__GOAL OF THE EXERCISE__: Take the lines from the one with "Convert this chart to matplotlib code." through the one with "from matplotlib.ticker import FuncFormatter", both ends kept, and reproduce them exactly without the pictures.

==== RECORD SET

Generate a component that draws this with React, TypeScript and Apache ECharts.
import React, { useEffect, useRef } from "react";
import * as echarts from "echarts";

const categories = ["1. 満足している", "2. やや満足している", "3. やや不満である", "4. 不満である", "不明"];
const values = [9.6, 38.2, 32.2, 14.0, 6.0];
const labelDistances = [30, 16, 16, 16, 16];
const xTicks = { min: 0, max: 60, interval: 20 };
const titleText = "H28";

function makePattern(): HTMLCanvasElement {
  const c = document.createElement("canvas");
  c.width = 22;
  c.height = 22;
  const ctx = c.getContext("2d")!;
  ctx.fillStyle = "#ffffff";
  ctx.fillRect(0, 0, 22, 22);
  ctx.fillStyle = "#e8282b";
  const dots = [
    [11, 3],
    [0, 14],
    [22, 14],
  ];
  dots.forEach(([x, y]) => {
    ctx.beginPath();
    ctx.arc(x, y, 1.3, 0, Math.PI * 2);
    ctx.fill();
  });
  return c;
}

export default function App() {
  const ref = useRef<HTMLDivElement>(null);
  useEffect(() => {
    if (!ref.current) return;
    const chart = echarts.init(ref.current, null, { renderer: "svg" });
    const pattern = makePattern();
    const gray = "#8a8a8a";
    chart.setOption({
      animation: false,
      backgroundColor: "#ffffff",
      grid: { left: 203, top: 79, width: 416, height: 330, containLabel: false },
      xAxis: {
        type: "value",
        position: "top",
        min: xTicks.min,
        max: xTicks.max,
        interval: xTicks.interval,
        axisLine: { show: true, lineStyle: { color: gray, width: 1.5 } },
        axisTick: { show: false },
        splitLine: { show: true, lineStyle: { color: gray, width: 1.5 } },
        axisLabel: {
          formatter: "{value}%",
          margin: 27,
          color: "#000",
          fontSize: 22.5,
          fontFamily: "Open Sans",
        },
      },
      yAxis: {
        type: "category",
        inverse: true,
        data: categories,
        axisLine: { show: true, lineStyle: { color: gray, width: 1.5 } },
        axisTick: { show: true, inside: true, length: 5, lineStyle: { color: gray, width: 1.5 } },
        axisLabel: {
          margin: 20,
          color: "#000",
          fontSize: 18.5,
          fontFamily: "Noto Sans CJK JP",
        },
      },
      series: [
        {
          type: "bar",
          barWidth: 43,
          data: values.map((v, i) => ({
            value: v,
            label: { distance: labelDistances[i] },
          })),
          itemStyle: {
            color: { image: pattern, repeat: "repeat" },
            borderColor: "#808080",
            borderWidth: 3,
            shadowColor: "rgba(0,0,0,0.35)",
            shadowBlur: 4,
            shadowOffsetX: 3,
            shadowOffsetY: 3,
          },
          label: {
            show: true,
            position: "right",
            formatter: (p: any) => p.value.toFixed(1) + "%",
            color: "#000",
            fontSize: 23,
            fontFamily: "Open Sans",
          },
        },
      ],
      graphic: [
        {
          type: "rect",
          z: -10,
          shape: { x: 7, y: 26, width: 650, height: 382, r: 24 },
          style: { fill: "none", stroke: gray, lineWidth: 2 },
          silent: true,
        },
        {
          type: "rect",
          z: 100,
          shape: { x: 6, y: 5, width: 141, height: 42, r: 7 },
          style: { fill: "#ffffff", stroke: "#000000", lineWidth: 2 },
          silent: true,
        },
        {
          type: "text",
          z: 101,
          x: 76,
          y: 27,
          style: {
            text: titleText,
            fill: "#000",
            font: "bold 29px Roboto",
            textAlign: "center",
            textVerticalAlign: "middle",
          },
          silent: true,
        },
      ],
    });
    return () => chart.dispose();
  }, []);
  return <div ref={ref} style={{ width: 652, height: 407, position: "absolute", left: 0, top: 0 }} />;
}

========
==== RECORD SET

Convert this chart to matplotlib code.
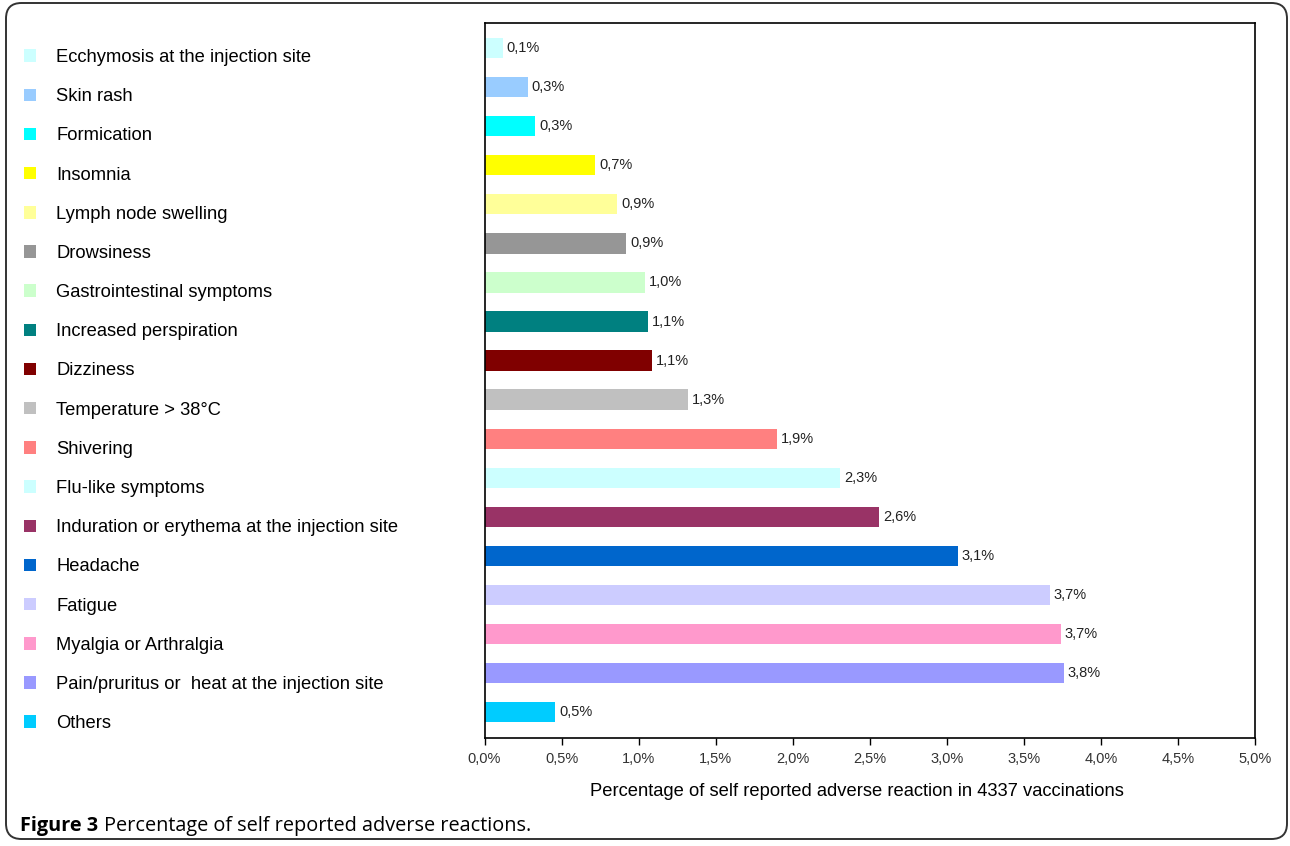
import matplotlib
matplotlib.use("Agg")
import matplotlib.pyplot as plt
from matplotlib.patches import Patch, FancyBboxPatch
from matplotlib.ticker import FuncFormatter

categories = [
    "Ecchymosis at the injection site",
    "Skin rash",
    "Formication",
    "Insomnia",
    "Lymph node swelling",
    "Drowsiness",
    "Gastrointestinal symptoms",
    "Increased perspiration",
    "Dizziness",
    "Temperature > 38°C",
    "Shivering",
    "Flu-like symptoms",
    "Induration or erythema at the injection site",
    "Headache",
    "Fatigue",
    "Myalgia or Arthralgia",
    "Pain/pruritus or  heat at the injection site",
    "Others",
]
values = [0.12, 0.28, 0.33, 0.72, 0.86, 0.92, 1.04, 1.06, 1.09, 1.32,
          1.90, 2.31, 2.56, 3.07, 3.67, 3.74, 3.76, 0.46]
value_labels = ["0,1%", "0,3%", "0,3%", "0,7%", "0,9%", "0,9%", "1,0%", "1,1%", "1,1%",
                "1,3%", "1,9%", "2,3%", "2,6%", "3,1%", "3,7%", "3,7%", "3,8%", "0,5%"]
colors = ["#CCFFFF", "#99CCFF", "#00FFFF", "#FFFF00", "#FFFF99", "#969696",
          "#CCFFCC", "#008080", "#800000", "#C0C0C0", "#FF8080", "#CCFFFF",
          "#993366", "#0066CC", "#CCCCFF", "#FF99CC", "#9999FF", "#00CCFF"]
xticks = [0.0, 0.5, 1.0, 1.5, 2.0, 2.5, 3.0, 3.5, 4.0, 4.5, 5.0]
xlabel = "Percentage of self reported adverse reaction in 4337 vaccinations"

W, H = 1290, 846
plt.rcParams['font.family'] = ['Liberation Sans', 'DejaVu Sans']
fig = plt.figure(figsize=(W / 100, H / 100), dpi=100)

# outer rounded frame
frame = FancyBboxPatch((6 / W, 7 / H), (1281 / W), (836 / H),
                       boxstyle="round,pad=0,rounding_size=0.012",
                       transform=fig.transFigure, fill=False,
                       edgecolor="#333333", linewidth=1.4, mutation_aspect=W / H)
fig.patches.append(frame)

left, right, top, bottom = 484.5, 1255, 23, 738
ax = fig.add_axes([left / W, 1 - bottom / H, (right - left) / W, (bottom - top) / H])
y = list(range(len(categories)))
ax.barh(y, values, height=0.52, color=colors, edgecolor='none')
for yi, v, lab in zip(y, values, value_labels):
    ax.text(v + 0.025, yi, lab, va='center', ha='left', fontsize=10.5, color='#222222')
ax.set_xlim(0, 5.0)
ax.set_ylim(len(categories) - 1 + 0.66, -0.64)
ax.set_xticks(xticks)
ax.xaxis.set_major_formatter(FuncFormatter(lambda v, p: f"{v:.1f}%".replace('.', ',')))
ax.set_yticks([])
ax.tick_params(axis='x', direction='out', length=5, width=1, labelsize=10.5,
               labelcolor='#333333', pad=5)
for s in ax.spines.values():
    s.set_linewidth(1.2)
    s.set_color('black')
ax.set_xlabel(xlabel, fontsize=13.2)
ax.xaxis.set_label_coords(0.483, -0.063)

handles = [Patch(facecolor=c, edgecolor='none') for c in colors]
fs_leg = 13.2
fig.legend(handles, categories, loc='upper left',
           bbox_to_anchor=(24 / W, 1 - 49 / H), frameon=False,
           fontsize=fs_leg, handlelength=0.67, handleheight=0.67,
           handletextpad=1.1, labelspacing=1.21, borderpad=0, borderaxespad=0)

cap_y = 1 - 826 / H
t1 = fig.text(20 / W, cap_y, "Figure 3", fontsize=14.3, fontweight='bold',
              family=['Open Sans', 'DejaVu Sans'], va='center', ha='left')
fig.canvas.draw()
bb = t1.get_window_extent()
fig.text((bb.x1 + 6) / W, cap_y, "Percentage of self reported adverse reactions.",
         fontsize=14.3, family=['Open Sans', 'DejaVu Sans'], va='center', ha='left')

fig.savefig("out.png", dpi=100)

========

__ANSWER FOR THE TASK__:
Convert this chart to matplotlib code.
import matplotlib
matplotlib.use("Agg")
import matplotlib.pyplot as plt
from matplotlib.patches import Patch, FancyBboxPatch
from matplotlib.ticker import FuncFormatter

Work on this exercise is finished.